Write out nothing but the lines from the first line of the entries below through the line with "import plotly.graph_objects as go"; no pictures go in.

### Code that draws figures
_ _ _ _
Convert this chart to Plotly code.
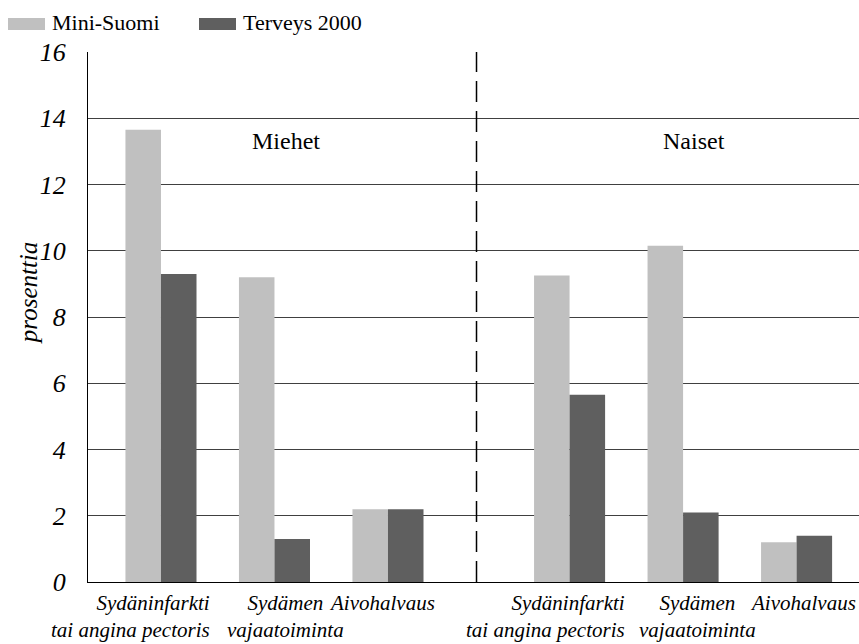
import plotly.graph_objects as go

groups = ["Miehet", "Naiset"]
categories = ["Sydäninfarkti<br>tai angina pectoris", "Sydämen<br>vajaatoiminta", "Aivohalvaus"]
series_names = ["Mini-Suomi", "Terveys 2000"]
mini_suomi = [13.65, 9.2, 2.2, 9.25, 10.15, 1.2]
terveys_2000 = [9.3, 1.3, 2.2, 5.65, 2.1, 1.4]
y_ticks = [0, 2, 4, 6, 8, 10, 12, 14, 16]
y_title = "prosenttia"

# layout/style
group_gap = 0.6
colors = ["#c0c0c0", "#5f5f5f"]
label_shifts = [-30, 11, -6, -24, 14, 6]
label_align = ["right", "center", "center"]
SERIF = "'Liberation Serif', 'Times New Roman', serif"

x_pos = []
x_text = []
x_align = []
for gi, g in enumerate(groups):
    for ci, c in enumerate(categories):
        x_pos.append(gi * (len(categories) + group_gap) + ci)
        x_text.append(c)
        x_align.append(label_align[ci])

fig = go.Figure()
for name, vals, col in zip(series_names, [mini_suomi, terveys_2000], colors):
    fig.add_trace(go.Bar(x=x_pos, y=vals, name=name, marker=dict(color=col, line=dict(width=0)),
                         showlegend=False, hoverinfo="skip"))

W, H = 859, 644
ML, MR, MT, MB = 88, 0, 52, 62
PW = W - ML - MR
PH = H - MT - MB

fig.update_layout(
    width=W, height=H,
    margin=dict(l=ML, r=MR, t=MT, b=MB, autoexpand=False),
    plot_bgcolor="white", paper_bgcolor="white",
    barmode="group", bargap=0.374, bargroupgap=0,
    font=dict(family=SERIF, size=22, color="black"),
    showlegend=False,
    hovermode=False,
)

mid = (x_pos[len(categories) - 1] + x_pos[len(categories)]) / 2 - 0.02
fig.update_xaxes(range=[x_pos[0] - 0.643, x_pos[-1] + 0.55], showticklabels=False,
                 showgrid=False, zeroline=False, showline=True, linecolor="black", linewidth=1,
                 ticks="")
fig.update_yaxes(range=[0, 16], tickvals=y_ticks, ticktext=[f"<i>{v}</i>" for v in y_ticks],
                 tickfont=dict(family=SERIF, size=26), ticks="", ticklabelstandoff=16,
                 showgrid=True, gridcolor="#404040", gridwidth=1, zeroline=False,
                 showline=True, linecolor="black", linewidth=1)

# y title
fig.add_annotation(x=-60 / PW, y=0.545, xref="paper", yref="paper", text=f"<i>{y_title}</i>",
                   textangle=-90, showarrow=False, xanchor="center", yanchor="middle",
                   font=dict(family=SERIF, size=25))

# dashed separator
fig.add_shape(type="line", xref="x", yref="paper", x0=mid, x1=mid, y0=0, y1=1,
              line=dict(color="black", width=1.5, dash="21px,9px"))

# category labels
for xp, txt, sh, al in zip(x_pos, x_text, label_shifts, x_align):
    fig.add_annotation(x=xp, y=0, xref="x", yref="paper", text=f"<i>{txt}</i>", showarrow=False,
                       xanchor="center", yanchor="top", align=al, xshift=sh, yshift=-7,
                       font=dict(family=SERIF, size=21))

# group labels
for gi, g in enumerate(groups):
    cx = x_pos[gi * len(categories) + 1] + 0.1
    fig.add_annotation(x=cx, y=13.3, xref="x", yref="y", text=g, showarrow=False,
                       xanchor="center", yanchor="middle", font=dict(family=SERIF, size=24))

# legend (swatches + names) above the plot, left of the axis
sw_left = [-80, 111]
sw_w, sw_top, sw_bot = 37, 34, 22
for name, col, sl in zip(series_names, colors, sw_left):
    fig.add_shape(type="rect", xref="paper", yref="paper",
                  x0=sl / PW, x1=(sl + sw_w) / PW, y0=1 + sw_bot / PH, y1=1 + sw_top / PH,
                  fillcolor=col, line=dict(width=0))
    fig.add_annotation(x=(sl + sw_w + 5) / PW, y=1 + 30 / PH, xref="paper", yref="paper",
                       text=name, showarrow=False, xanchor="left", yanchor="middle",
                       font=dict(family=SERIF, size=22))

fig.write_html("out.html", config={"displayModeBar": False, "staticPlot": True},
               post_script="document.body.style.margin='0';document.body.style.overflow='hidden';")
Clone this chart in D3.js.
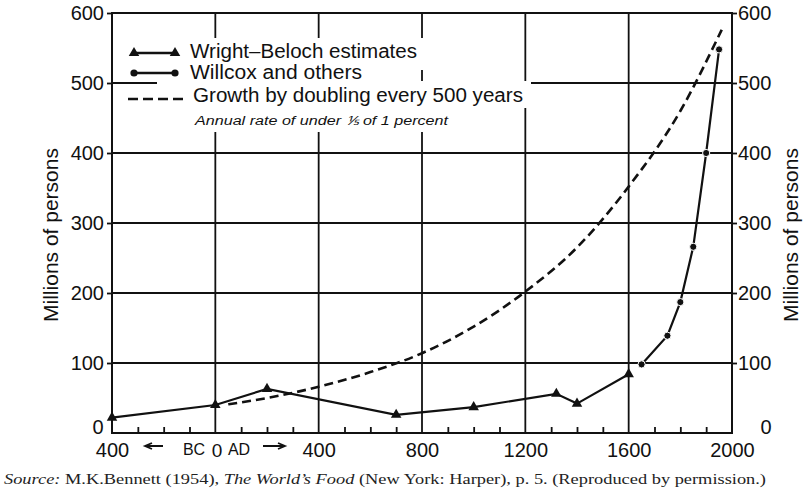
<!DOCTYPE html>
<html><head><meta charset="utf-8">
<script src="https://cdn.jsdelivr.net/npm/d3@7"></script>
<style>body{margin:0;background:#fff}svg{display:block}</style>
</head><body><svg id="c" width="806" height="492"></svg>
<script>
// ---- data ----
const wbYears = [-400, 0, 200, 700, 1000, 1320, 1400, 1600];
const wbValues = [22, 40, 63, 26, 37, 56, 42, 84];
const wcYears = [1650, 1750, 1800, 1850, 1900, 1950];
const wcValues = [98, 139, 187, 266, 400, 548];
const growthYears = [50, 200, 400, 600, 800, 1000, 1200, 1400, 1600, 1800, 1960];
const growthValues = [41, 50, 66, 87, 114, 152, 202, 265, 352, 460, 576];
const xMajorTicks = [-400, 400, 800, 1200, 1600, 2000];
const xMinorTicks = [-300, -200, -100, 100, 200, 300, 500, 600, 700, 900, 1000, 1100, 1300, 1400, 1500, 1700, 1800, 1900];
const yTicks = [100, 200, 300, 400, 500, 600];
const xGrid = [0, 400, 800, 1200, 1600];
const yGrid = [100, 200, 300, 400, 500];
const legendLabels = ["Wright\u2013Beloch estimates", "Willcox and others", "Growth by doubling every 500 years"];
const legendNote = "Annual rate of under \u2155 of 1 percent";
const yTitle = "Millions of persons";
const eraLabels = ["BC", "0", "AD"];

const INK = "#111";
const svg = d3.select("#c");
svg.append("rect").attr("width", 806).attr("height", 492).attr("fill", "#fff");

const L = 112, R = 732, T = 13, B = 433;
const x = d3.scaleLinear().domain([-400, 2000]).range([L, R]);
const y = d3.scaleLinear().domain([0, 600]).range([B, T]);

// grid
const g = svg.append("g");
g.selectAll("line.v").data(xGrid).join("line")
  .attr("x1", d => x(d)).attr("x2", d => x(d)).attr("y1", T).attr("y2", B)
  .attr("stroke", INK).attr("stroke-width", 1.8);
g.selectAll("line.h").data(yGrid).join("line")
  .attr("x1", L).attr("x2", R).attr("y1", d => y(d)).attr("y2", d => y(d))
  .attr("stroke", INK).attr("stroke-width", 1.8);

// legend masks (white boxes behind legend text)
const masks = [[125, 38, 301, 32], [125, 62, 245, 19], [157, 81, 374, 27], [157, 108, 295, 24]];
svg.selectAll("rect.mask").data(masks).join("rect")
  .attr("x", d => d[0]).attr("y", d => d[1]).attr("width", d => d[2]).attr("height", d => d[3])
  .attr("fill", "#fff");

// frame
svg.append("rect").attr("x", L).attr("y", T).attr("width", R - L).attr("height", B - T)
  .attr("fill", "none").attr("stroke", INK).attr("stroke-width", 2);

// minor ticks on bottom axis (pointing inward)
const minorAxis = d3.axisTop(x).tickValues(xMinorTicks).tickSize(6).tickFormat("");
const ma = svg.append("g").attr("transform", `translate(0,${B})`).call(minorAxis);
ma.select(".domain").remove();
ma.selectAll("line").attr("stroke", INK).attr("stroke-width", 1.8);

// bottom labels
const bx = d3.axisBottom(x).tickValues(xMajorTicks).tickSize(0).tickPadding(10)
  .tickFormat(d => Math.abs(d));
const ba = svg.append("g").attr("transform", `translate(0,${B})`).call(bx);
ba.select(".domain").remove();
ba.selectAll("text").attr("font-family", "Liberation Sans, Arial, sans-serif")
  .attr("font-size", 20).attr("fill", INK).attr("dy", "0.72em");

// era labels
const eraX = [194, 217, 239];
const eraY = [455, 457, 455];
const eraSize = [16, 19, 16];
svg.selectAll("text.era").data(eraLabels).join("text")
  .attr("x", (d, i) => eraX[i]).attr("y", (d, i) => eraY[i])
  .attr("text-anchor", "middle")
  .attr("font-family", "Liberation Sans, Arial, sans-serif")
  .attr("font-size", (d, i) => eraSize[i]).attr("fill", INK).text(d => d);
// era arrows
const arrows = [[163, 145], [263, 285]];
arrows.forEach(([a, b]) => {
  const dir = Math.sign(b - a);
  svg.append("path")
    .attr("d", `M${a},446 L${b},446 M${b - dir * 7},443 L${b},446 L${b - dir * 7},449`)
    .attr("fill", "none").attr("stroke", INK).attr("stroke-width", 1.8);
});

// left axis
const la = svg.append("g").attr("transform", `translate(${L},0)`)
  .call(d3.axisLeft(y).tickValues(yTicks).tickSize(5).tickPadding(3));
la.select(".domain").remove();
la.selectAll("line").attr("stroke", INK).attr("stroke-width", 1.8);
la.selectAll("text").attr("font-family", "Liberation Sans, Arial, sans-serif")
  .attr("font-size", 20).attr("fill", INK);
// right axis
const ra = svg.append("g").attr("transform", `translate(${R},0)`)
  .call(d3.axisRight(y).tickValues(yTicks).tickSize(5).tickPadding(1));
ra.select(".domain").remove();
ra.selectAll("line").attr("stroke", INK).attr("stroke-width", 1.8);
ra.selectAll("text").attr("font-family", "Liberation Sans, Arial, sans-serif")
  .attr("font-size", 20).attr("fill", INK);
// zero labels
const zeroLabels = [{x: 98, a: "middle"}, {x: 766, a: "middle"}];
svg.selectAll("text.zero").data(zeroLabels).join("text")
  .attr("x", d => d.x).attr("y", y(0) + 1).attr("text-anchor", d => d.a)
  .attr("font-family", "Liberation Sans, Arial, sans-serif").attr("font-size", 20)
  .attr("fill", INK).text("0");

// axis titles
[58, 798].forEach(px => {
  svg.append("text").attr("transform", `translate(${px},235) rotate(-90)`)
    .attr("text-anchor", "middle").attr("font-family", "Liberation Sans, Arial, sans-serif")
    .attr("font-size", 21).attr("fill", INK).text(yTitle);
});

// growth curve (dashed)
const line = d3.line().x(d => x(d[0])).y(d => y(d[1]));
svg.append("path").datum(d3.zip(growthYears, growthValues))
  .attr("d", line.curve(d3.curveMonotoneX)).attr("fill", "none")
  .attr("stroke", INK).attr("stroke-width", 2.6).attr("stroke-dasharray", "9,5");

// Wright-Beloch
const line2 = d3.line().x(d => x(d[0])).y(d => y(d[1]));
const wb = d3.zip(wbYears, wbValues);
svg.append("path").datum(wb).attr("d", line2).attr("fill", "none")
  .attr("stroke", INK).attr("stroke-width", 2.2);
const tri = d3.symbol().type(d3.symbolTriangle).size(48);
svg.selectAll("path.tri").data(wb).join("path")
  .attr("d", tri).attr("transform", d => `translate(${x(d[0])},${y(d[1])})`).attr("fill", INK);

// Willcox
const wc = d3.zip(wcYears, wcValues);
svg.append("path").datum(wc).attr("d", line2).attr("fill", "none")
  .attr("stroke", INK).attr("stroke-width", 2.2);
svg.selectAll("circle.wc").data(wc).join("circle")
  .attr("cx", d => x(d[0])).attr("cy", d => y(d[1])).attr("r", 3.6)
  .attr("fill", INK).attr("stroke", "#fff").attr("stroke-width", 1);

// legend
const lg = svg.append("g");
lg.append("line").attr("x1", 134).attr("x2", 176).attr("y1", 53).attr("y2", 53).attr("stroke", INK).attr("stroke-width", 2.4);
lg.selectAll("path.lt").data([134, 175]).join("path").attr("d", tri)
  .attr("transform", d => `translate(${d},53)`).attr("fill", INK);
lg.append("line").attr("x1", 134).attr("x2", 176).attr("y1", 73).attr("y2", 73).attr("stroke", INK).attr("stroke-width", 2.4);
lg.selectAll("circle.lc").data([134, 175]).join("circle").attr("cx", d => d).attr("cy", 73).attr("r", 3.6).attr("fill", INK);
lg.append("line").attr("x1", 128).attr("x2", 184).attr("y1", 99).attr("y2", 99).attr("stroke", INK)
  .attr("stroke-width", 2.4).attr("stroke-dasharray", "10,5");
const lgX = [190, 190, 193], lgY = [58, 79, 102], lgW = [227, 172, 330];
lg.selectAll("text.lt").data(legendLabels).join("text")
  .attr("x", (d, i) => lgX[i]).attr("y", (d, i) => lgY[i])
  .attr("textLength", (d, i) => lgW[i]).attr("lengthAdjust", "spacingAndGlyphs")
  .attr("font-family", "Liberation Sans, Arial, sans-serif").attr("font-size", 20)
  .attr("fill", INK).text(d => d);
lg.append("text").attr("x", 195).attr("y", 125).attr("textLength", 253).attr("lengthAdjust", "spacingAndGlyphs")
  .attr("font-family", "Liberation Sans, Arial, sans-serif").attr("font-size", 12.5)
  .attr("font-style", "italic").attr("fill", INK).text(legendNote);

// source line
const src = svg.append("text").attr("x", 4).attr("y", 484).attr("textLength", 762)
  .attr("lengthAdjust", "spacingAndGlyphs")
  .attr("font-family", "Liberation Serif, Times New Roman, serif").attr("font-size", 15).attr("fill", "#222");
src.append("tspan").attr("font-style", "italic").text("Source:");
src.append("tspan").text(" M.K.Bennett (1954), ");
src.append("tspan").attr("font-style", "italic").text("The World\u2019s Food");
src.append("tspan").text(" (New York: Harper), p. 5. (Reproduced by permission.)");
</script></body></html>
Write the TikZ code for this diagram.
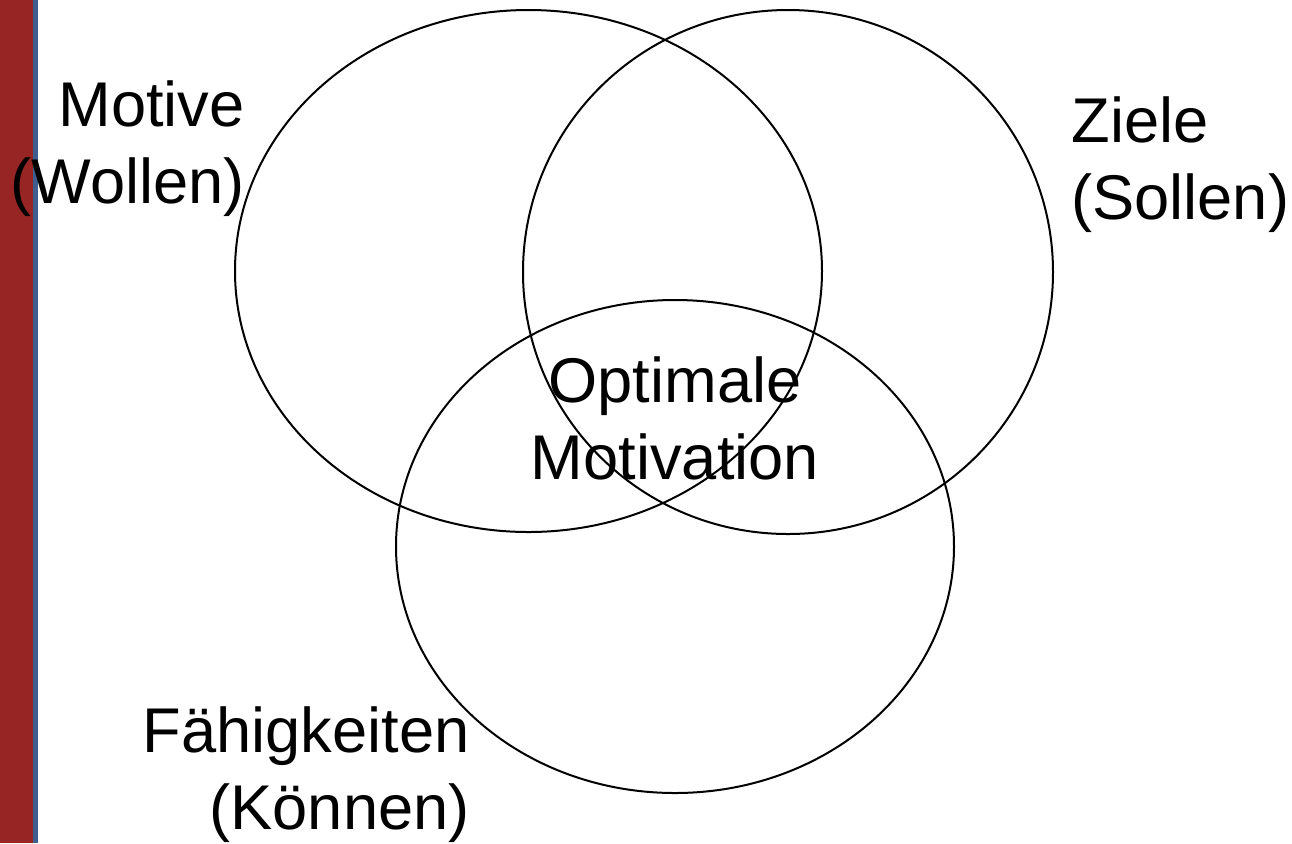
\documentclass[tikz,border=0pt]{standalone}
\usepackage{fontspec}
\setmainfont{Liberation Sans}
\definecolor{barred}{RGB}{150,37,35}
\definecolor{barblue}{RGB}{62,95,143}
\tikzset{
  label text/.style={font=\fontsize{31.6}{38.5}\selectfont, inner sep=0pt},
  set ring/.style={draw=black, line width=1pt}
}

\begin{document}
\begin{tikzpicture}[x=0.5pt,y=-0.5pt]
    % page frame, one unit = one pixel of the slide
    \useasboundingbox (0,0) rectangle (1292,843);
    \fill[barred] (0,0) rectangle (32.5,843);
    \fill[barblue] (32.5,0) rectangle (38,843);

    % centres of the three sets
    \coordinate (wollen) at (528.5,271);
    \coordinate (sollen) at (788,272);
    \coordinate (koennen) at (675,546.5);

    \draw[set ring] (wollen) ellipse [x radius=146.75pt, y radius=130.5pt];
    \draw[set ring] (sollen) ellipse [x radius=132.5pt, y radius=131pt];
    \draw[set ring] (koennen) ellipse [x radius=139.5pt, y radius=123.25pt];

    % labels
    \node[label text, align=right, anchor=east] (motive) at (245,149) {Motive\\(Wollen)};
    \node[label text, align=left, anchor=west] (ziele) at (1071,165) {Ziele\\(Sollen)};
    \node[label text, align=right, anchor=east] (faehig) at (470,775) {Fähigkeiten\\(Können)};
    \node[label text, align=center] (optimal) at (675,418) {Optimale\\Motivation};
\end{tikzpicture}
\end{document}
_ _ _ _
### Result of this exercise
Convert this chart to Plotly code.
import plotly.graph_objects as go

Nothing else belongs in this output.